A few years ago Ken insisted without any explanation that I boarded a tube train to Epping. He promised that at the journey’s conclusion I would discover something that would dumbfound and flabbergast. I was bundled into the back of his van and told that he had discovered an artist beyond the abilities of any of the YBA darlings, after being told that it was his errant dog, who was on probation for an attack on another pooch, provoked by whim of doggy psychosis, that had been instrumental in finding his current lodging, where we were headed now.

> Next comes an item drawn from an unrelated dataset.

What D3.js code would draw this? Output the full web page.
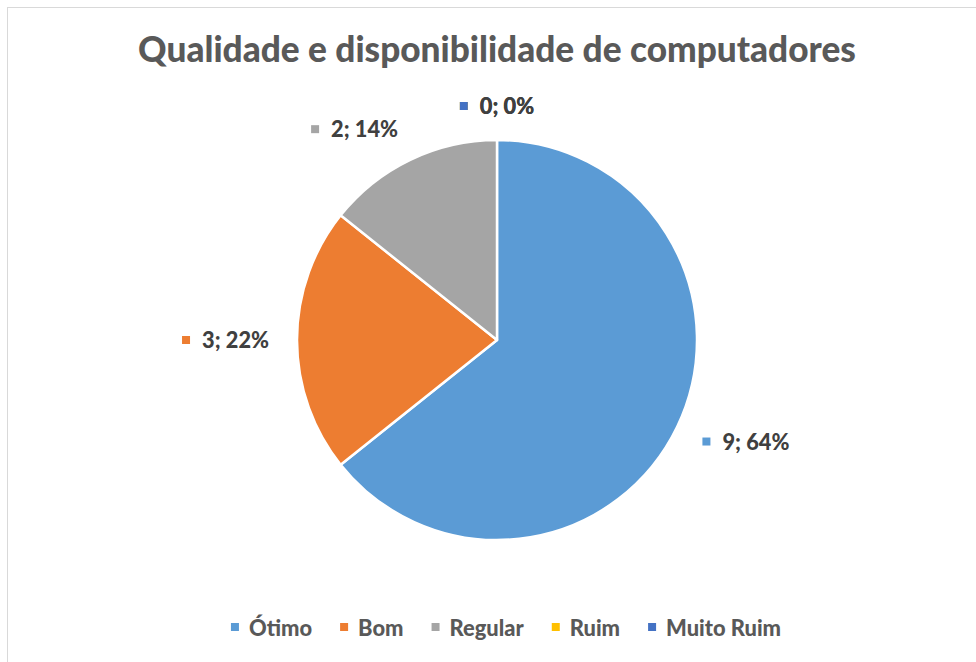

Getting back to the artist, it transpired that, in the forlorn hope of trying to get Ken into the digital age, his daughter had gifted him a sum of money to buy a computer. Unfortunately the computer shop Ken was sent to had a pet shop next door. So instead of leaving the PC emporium with a laptop, Ken was lured into the pet shop only to buy an African grey parrot called Doris. He took me to his bizarre Swiss chalet home in Epping, at the end of the 167 bus route, which he had turned into a giant aviary to accommodate Doris. The parrot’s art was astonishing and clearly influenced by the geopolitical events that were reshaping modern history.
Ken was also a propagandist for Bislama, a language spoken in the Republic of Vanuatu. He campaigned for its adoption as a world language. Campbell translated Macbeth into Bislama for the show, as well popularizing the Bislama for Prince Philip: “Nambawan Bigfala him blong Missus Queen” (Number one big fellow him belong Mrs Queen).
Ken fell in love with Jim Moran, one the publicists in my book, and we had agreed to create a show around the crazy life of the man – I think Ken could see the art in the stunster’s works and Moran’s stunts were echoed in Ken’s efforts to prick the pomposity of Trevor Nunn after the global acclaim for his infamous Nicholas Nickleby production. Ken had distributed a fake press release and brilliant letters to theatrical luminaries, stating that after the success of their production of Nicholas Nickleby they would be changing their name to the Royal Dickens Company. Ending each letter with a facsimile of Nunn’s signature, it spoofed the theatre world until Nunn outed the scam when he brought in the police.
Perhaps this stunt put Ken outside the commercial and subsidised twirl of luvviedom. Too few players in power in the theatrical establishment stood up for Ken or respected his efforts at the fringes of theatre. It isn’t hyperbole to suggest that he was one of the most influential figures in contemporary performance and theatre in the last forty years and Ken’s eccentricity and inspiration was clearly something that frightened the establishment.
I hope that in his death a true appreciation of his genius is put into a proper context. I would hope that, on some cosmic plane, there is a giant welcoming party for a man whose earthly waywardness and simplicity will create interesting mayhem throughout the various celestial dimensions. I would also dearly love to see the show he creates for Aristotle, Pol Pot, Max Wall, Douglas Barder and Tallulah Bankhead.